28 190
Wijziging van de Elektriciteitswet 1998 en de Gaswet (nadere regels voor netbeheerders en voor privatisering en enkele voorzieningen ingeval van wanbeheer van een net)

28 323
Interpellatie inzake goedkeuring privatisering energiedistributiebedrijven

nr. 9
BRIEF VAN DE MINISTER VAN ECONOMISCHE ZAKEN

Aan de Voorzitter van de Tweede Kamer der Staten-Generaal

Den Haag, 24 juni 2002

Hierbij zend ik u de antwoorden op de vragen die tijdens het ordedebat van 18 juni jl. zijn gesteld door het lid Kortenhorst namens de fracties van het CDA, de PvdA, de LPF, D66 en Groen-Links.

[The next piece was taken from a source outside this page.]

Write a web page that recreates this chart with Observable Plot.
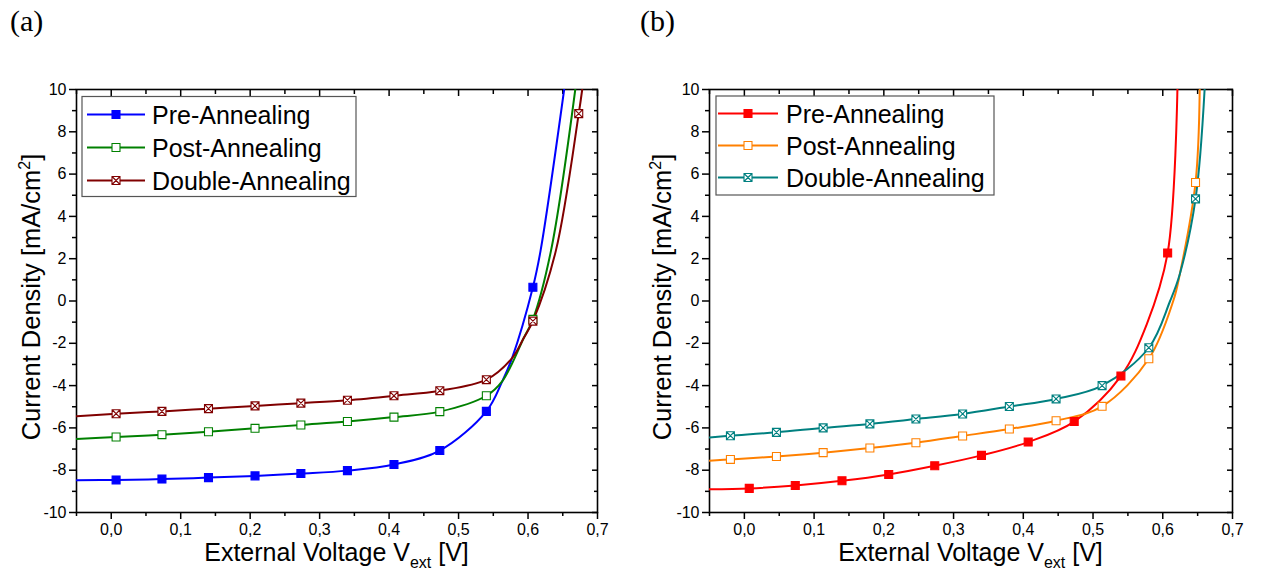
<!DOCTYPE html>
<html><head><meta charset="utf-8">
<script src="https://cdn.jsdelivr.net/npm/d3@7"></script>
<script src="https://cdn.jsdelivr.net/npm/@observablehq/plot@0.6"></script>
<style>
body{margin:0;background:#fff;width:1261px;height:578px;overflow:hidden;position:relative}
.panel{position:absolute;top:0}
</style></head>
<body>
<div id="pa" class="panel" style="left:0"></div>
<div id="pb" class="panel" style="left:630px"></div>
<script>
// ---------- axes / ticks ----------
const xMajor = [0, 0.1, 0.2, 0.3, 0.4, 0.5, 0.6, 0.7];
const xMinor = [-0.05, 0.05, 0.15, 0.25, 0.35, 0.45, 0.55, 0.65];
const xTickLabels = ["0,0", "0,1", "0,2", "0,3", "0,4", "0,5", "0,6", "0,7"];
const yMajor = [-10, -8, -6, -4, -2, 0, 2, 4, 6, 8, 10];
const yMinor = [-9, -7, -5, -3, -1, 1, 3, 5, 7, 9];
const yTickLabels = ["-10", "-8", "-6", "-4", "-2", "0", "2", "4", "6", "8", "10"];
const legendLabels = ["Pre-Annealing", "Post-Annealing", "Double-Annealing"];
const panelTags = ["(a)", "(b)"];

// ---------- panel (a) ----------
const colorsA = ["#0000ff", "#008000", "#800000"];
const preA_markV = [0.007, 0.073, 0.140, 0.207, 0.273, 0.340, 0.407, 0.473, 0.540, 0.607];
const preA_markJ = [-8.46, -8.42, -8.35, -8.27, -8.16, -8.02, -7.73, -7.07, -5.22, 0.65];
const preA_lineV = [-0.05, 0.007, 0.073, 0.140, 0.207, 0.273, 0.340, 0.407, 0.473, 0.540, 0.563, 0.577, 0.607, 0.618, 0.652];
const preA_lineJ = [-8.48, -8.46, -8.42, -8.35, -8.27, -8.16, -8.02, -7.73, -7.07, -5.22, -3.79, -2.70, 0.65, 2.37, 10];

const postA_markV = [0.007, 0.073, 0.140, 0.207, 0.273, 0.340, 0.407, 0.473, 0.540, 0.607];
const postA_markJ = [-6.43, -6.32, -6.18, -6.02, -5.86, -5.70, -5.49, -5.23, -4.48, -0.87];
const postA_lineV = [-0.05, 0.007, 0.073, 0.140, 0.207, 0.273, 0.340, 0.407, 0.473, 0.540, 0.563, 0.594, 0.607, 0.633, 0.668];
const postA_lineJ = [-6.52, -6.43, -6.32, -6.18, -6.02, -5.86, -5.70, -5.49, -5.23, -4.48, -3.79, -1.74, -0.87, 2.37, 10];

const dblA_markV = [0.007, 0.073, 0.140, 0.207, 0.273, 0.340, 0.407, 0.473, 0.540, 0.607, 0.673];
const dblA_markJ = [-5.33, -5.22, -5.09, -4.96, -4.83, -4.69, -4.48, -4.24, -3.72, -0.95, 8.86];
const dblA_lineV = [-0.05, 0.007, 0.073, 0.140, 0.207, 0.273, 0.340, 0.407, 0.473, 0.540, 0.577, 0.594, 0.607, 0.640, 0.673, 0.678];
const dblA_lineJ = [-5.45, -5.33, -5.22, -5.09, -4.96, -4.83, -4.69, -4.48, -4.24, -3.72, -2.70, -1.74, -0.95, 2.37, 8.86, 10];

// ---------- panel (b) ----------
const colorsB = ["#ff0000", "#ff8000", "#008080"];
const preB_markV = [0.007, 0.073, 0.140, 0.207, 0.273, 0.340, 0.407, 0.473, 0.540, 0.607];
const preB_markJ = [-8.86, -8.72, -8.50, -8.20, -7.79, -7.30, -6.67, -5.70, -3.55, 2.27];
const preB_lineV = [-0.05, 0.007, 0.073, 0.140, 0.207, 0.273, 0.340, 0.407, 0.473, 0.540, 0.577, 0.607, 0.621];
const preB_lineJ = [-8.90, -8.86, -8.72, -8.50, -8.20, -7.79, -7.30, -6.67, -5.70, -3.55, -1.10, 2.27, 10];

const postB_markV = [-0.020, 0.046, 0.113, 0.180, 0.246, 0.313, 0.380, 0.447, 0.513, 0.580, 0.647];
const postB_markJ = [-7.49, -7.35, -7.17, -6.95, -6.70, -6.38, -6.05, -5.66, -4.98, -2.73, 5.60];
const postB_lineV = [-0.05, -0.020, 0.046, 0.113, 0.180, 0.246, 0.313, 0.380, 0.447, 0.513, 0.580, 0.615, 0.6245, 0.647, 0.653];
const postB_lineJ = [-7.55, -7.49, -7.35, -7.17, -6.95, -6.70, -6.38, -6.05, -5.66, -4.98, -2.73, 0.0, 1.28, 5.60, 10];

const dblB_markV = [-0.020, 0.046, 0.113, 0.180, 0.246, 0.313, 0.380, 0.447, 0.513, 0.580, 0.647];
const dblB_markJ = [-6.37, -6.21, -6.00, -5.81, -5.58, -5.34, -4.99, -4.63, -4.00, -2.21, 4.83];
const dblB_lineV = [-0.05, -0.020, 0.046, 0.113, 0.180, 0.246, 0.313, 0.380, 0.447, 0.513, 0.580, 0.6105, 0.6245, 0.647, 0.660];
const dblB_lineJ = [-6.45, -6.37, -6.21, -6.00, -5.81, -5.58, -5.34, -4.99, -4.63, -4.00, -2.21, 0.0, 1.28, 4.83, 10];

// ---------- helpers ----------
const toRows = (V, J) => V.map((v, i) => ({v, j: J[i]}));
const crossSquare = {
  draw(ctx, size) {
    const s = Math.sqrt(size) / 2;
    ctx.moveTo(-s, -s); ctx.lineTo(s, -s); ctx.lineTo(s, s); ctx.lineTo(-s, s); ctx.closePath();
    ctx.moveTo(-s, -s); ctx.lineTo(s, s);
    ctx.moveTo(s, -s); ctx.lineTo(-s, s);
  }
};
const R = 4.5;
const FONT = "'Liberation Sans', Arial, sans-serif";

function makePanel(el, cfg) {
  const {width, marginLeft, marginRight, series, colors, tag, legendBox} = cfg;
  const kinds = ["filled", "open", "cross"];
  const marks = [
    Plot.frame({stroke: "#000", strokeWidth: 1.6}),
    Plot.axisX({anchor: "bottom", ticks: xMajor, tickSize: 7, strokeWidth: 1.5, tickPadding: 4,
      tickFormat: d => xTickLabels[xMajor.indexOf(d)], fontSize: 16, label: null}),
    Plot.axisX({anchor: "bottom", ticks: xMinor, tickSize: 4, strokeWidth: 1.5, text: null, label: null}),
    Plot.axisX({anchor: "top", ticks: xMajor, tickSize: 6, dy: 6, strokeWidth: 1.5, text: null, label: null}),
    Plot.axisX({anchor: "top", ticks: xMinor, tickSize: 4, dy: 4, strokeWidth: 1.5, text: null, label: null}),
    Plot.axisY({anchor: "left", ticks: yMajor, tickSize: 7, strokeWidth: 1.5, tickPadding: 3,
      tickFormat: d => yTickLabels[yMajor.indexOf(d)], fontSize: 16, label: null}),
    Plot.axisY({anchor: "left", ticks: yMinor, tickSize: 4, strokeWidth: 1.5, text: null, label: null}),
    Plot.axisY({anchor: "right", ticks: yMajor, tickSize: 6, dx: -6, strokeWidth: 1.5, text: null, label: null}),
    Plot.axisY({anchor: "right", ticks: yMinor, tickSize: 4, dx: -4, strokeWidth: 1.5, text: null, label: null})
  ];
  series.forEach((s, k) => {
    marks.push(Plot.line(toRows(s.lineV, s.lineJ), {x: "v", y: "j", stroke: colors[k], strokeWidth: 2, curve: "catmull-rom", clip: true}));
  });
  series.forEach((s, k) => {
    const kind = kinds[k];
    marks.push(Plot.dot(toRows(s.markV, s.markJ), {
      x: "v", y: "j", r: R,
      symbol: kind === "cross" ? crossSquare : "square",
      fill: kind === "filled" ? colors[k] : "#fff",
      stroke: colors[k], strokeWidth: 1.1, clip: true
    }));
  });
  const svg = Plot.plot({
    width, height: 578, marginLeft, marginRight, marginTop: 89, marginBottom: 66,
    x: {domain: [-0.05, 0.7], label: null},
    y: {domain: [-10, 10], label: null},
    style: {fontFamily: FONT, fontSize: "16px", background: "transparent", color: "#000", overflow: "visible"},
    marks
  });
  el.appendChild(svg);
  const g = d3.select(svg).append("g").attr("font-family", FONT).attr("fill", "#000").attr("text-anchor", "start");
  // panel tag
  g.append("text").attr("x", 10).attr("y", 31).attr("text-anchor", "start")
    .attr("font-family", "'Liberation Serif','Times New Roman',serif")
    .attr("font-size", 30).text(tag);
  // x title
  const cx = marginLeft + (width - marginLeft - marginRight) / 2;
  const xt = g.append("text").attr("x", cx).attr("y", 561).attr("text-anchor", "middle").attr("font-size", 25);
  xt.append("tspan").text("External Voltage V");
  xt.append("tspan").attr("font-size", 16).attr("dy", 7).text("ext");
  xt.append("tspan").attr("dy", -7).text(" [V]");
  // y title
  const yt = g.append("text").attr("transform", `translate(${cfg.yTitleX},297) rotate(-90)`)
    .attr("text-anchor", "middle").attr("font-size", 25.5);
  yt.append("tspan").text("Current Density [mA/cm");
  yt.append("tspan").attr("font-size", 16).attr("dy", -10).text("2");
  yt.append("tspan").attr("dy", 10).text("]");
  // legend
  const L = legendBox;
  g.append("rect").attr("x", L.x).attr("y", L.y).attr("width", L.w).attr("height", L.h)
    .attr("fill", "#fff").attr("stroke", "#555").attr("stroke-width", 1.2);
  legendLabels.forEach((lab, k) => {
    const yy = L.row0 + k * L.dy;
    g.append("line").attr("x1", L.lx1).attr("x2", L.lx2).attr("y1", yy).attr("y2", yy)
      .attr("stroke", colors[k]).attr("stroke-width", 2);
    const sym = d3.symbol().type(kinds[k] === "cross" ? crossSquare : d3.symbolSquare).size(R * R * Math.PI);
    g.append("path").attr("d", sym()).attr("transform", `translate(${(L.lx1 + L.lx2) / 2},${yy})`)
      .attr("fill", kinds[k] === "filled" ? colors[k] : "#fff").attr("stroke", colors[k]).attr("stroke-width", 1.1);
    g.append("text").attr("x", L.tx).attr("y", yy).attr("dy", "0.36em").attr("text-anchor", "start")
      .attr("font-size", 25).text(lab);
  });
}

makePanel(document.getElementById("pa"), {
  width: 630, marginLeft: 76, marginRight: 33, colors: colorsA, tag: panelTags[0], yTitleX: 40,
  series: [
    {markV: preA_markV, markJ: preA_markJ, lineV: preA_lineV, lineJ: preA_lineJ},
    {markV: postA_markV, markJ: postA_markJ, lineV: postA_lineV, lineJ: postA_lineJ},
    {markV: dblA_markV, markJ: dblA_markJ, lineV: dblA_lineV, lineJ: dblA_lineJ}
  ],
  legendBox: {x: 82, y: 96.5, w: 274, h: 100, row0: 114.5, dy: 33, lx1: 87, lx2: 145, tx: 152}
});
makePanel(document.getElementById("pb"), {
  width: 631, marginLeft: 79, marginRight: 29, colors: colorsB, tag: panelTags[1], yTitleX: 41,
  series: [
    {markV: preB_markV, markJ: preB_markJ, lineV: preB_lineV, lineJ: preB_lineJ},
    {markV: postB_markV, markJ: postB_markJ, lineV: postB_lineV, lineJ: postB_lineJ},
    {markV: dblB_markV, markJ: dblB_markJ, lineV: dblB_lineV, lineJ: dblB_lineJ}
  ],
  legendBox: {x: 86, y: 96, w: 278, h: 99, row0: 113.5, dy: 32, lx1: 88, lx2: 148, tx: 156}
});
</script>
</body></html>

1) In antwoord op de vraag wanneer het advies van de Raad van State en mijn reactie daarop ter beschikking komen, kan ik aangeven dat ik verwacht het advies cq. de voorlichting van Afdeling II van de Raad van State volgende week te ontvangen. Zoals ik in mijn brief d.d. 15 april 2002 (28 323, nr. 2) aan uw Kamer heb aangegeven zal ik belanghebbende partijen, waaronder IPO en VNG, bij mijn oordeelsvorming betrekken. Het eindoordeel over de motie zal ik in het kabinet bespreken. Ik verwacht derhalve dat mijn reactie op het advies van de Raad van State voor het eind van het zomerreces ter beschikking komt.

2) In antwoord op de vraag naar de vraagstelling die de Raad van State is voorgelegd kan ik het volgende aangeven. Ik heb de Raad van State antwoord gevraagd op de volgende vragen:

a) Kan de Minister van Economische Zaken de behandeling van een reeds ingediend verzoek tot instemming op grond van artikel 85 van de Gaswet of 93 van de Elektriciteitswet 1998 opschorten tot na een nader te bepalen tijdstip, of het verlenen van instemming tot een nader te bepalen tijdstip weigeren?

b) Is het mogelijk om aan een instemming als bedoeld in artikel 85 van de Gaswet of 93 van de Elektriciteitswet 1998 voorwaarden te verbinden, in het bijzonder de opschortende voorwaarde dat de instemming afhankelijk is van verenigbaarheid van de overeenkomst tot verkoop van het energiedistributiebedrijf en de vennootschapsrechtelijke structuur van de onderneming met een toekomstige wettelijke regeling ter zake? Maakt het voor de beantwoording van deze vraag verschil of die toekomstige wettelijke regeling reeds als wetsvoorstel aanhangig is bij de Tweede Kamer?

c) Als vraag b, maar dan met betrekking tot een instemming die reeds verleend is: Is het mogelijk om achteraf, na het verlenen van de instemming, alsnog daaraan voorwaarden te verbinden?

d) Kan op andere wijze dan door het verbinden van een opschortende voorwaarde aan de instemming worden bewerkstelligd dat een (gedeeltelijk) geprivatiseerde onderneming voldoet aan een nieuwe wettelijke regeling van de vennootschapsrechtelijke structuur van de onderneming?

e) Welke risico's van schadeplichtigheid van de Staat zijn er in geval van uitvoering van de motie, mede tegen de achtergrond van het recente arrest van de Hoge Raad van 22 februari 2002 (Staat – Van Vlodrop, JOL 2002, 122)?